It is Friday evening. I am studying for a first set of questions in the course I am taking at Georgia Health Sciences University. The material involves an overview of the challenges of healthcare management and healthcare policy in the United States. At the moment I am wondering if evidence-based management (and evidence based clinical practices) are only new labels for the old scientific management. When Frederick Taylor calculated the optimal size of a shovel for a particular purpose was he not collecting evidence to be used in practice? And in a way were not his instructions to "Schmidt" (so as to get him to handle 47 tons of pig iron per day) somewhat analogous to telling instructing a manager or a physician in the one best way to do something, as derived from evidence? Is it a surprise that physicians resist systems by which they are evaluated upon compliance with procedures, especially when there are conflicts between the interests of particular patients and the financial interests of organizations?

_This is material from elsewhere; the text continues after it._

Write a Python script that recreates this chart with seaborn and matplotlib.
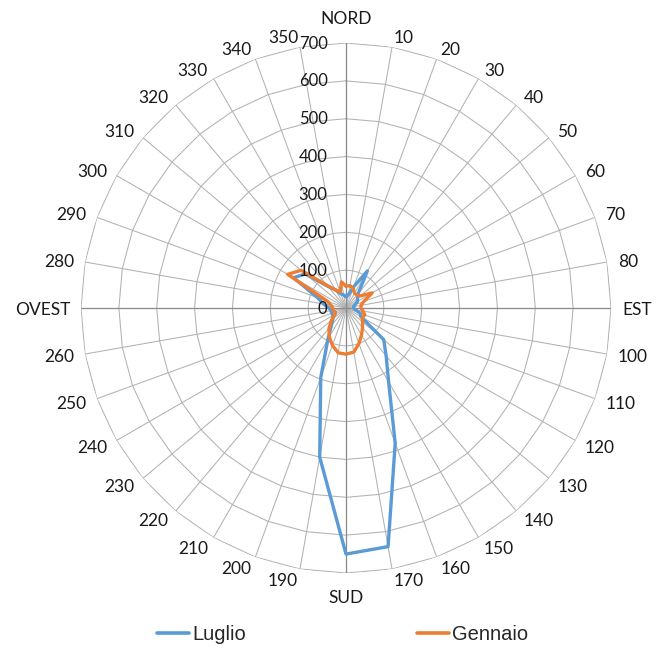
import numpy as np
import pandas as pd
import matplotlib
matplotlib.use("Agg")
import matplotlib.pyplot as plt
from matplotlib.transforms import offset_copy
import seaborn as sns

# Wind direction bearings (degrees, clockwise from north)
directions = list(range(0, 360, 10))

# Frequency per direction sector
luglio = [30, 35, 60, 113, 50, 40, 35, 25, 20, 20,
          25, 40, 45, 130, 165, 225, 380, 640, 650, 400,
          195, 96, 60, 45, 40, 40, 40, 45, 60, 80,
          160, 140, 75, 55, 40, 35]
gennaio = [58, 60, 55, 45, 45, 50, 80, 50, 40, 40,
           45, 53, 50, 57, 68, 82, 100, 118, 122, 120,
           105, 88, 70, 50, 33, 30, 35, 35, 40, 52,
           178, 155, 78, 55, 45, 70]

angle_labels = ["NORD", "10", "20", "30", "40", "50", "60", "70", "80", "EST",
                "100", "110", "120", "130", "140", "150", "160", "170", "SUD", "190",
                "200", "210", "220", "230", "240", "250", "260", "OVEST", "280", "290",
                "300", "310", "320", "330", "340", "350"]
radial_ticks = [0, 100, 200, 300, 400, 500, 600, 700]

series_names = ["Luglio", "Gennaio"]
series_colors = ["#5B9BD5", "#ED7D31"]

sns.set_style("white")
plt.rcParams["font.family"] = ["Lato", "DejaVu Sans"]

fig = plt.figure(figsize=(6.56, 6.53), dpi=100)
ax = fig.add_axes([0.1227, 0.1225, 0.8095, 0.8116], projection="polar")
ax.set_theta_zero_location("N")
ax.set_theta_direction(-1)
rmax = radial_ticks[-1]
ax.set_ylim(0, rmax)

grid_col = "#b2b2b2"
axis_col = "#8a8a8a"

# spokes (theta grid), polygonal rings drawn separately
ax.set_xticks(np.deg2rad(directions))
ax.set_xticklabels([])
ax.set_yticks([])
ax.xaxis.grid(True, color=grid_col, linewidth=0.75)
ax.yaxis.grid(False)
ax.spines["polar"].set_visible(False)

ring_theta = np.deg2rad(directions + [directions[0] + 360])
for r in radial_ticks[1:]:
    ax.plot(ring_theta, [r] * len(ring_theta), color=grid_col, linewidth=0.75, zorder=1)
for d in [0, 90, 180, 270]:
    ax.plot([np.deg2rad(d)] * 2, [0, rmax], color=axis_col, linewidth=0.9, zorder=1)

# data series
frames = []
for name, vals in zip(series_names, [luglio, gennaio]):
    frames.append(pd.DataFrame({"theta": ring_theta, "valore": vals + [vals[0]], "serie": name}))
df = pd.concat(frames, ignore_index=True)

sns.lineplot(data=df, x="theta", y="valore", hue="serie", palette=series_colors,
             sort=False, estimator=None, linewidth=2.4, ax=ax, legend=False,
             zorder=5)
ax.set_xlabel("")
ax.set_ylabel("")

# direction labels around the outer ring
for d, lab in zip(directions, angle_labels):
    t = np.deg2rad(d)
    s, c = np.sin(t), np.cos(t)
    if d == 0:
        dx, dy, ha = 0, 24.5, "center"
    elif d == 180:
        dx, dy, ha = 0, -24.5, "center"
    else:
        dx, dy = 11 * s, 11 * c - 1.5
        ha = "left" if s > 0 else "right"
    tr = offset_copy(ax.transData, fig=fig, x=dx, y=dy, units="dots")
    ax.text(t, rmax, lab, transform=tr, ha=ha, va="center", fontsize=12.5,
            color="#1a1a1a")

# value labels along the north axis
for r in radial_ticks:
    tr = offset_copy(ax.transData, fig=fig, x=-18.5, y=-0.5, units="dots")
    ax.text(0, r, str(r), transform=tr, ha="right", va="center", fontsize=12,
            color="#1a1a1a", zorder=6)

handles = [plt.Line2D([], [], color=c, linewidth=2.6) for c in series_colors]
fig.legend(handles, series_names, loc="center left", bbox_to_anchor=(0.2393, 0.0276),
           ncol=2, frameon=False, borderpad=0, borderaxespad=0, handlelength=1.6,
           handletextpad=0.15, columnspacing=8.5,
           prop={"family": "Liberation Sans", "size": 14.5})

fig.savefig("out.png", dpi=100, facecolor="white")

Evidence-based clinical practices are based upon observations of outcomes in large populations of patients. But physicians face their patients one by one. It is the particular patient that a physician is trying to understand so as to diagnosis and treat correctly. Under DRG's (diagnostic related groups), for example, the patient becomes a diagnosis. The correct evidence-based process is based not on the patient as a person but on a diagnosis. Many patients have multiple chronic conditions. If we go to evidence-based practice are we assuming that physicians lack the ability to use his or her systems thinking skills (informed by the evidence of personal experiences) to assess the needs of this patient. Does process ultimately replace cognition? Is the use of professional discretion something to be driven out of clinical processes as is variance in industrial processes?
I value evidence, process, efficiency and economy. But I hope that we are not driving good physicians out of the profession by constraints that may in a way reduce the profession to something of an industrial profession in which obedience is more highly valued than personal insights. Physicians rightly value professional discretion and autonomy. If we come to no longer trust physicians as human beings with advanced knowledge and cognitive skills, can we substitute a trust in evidence-based processes?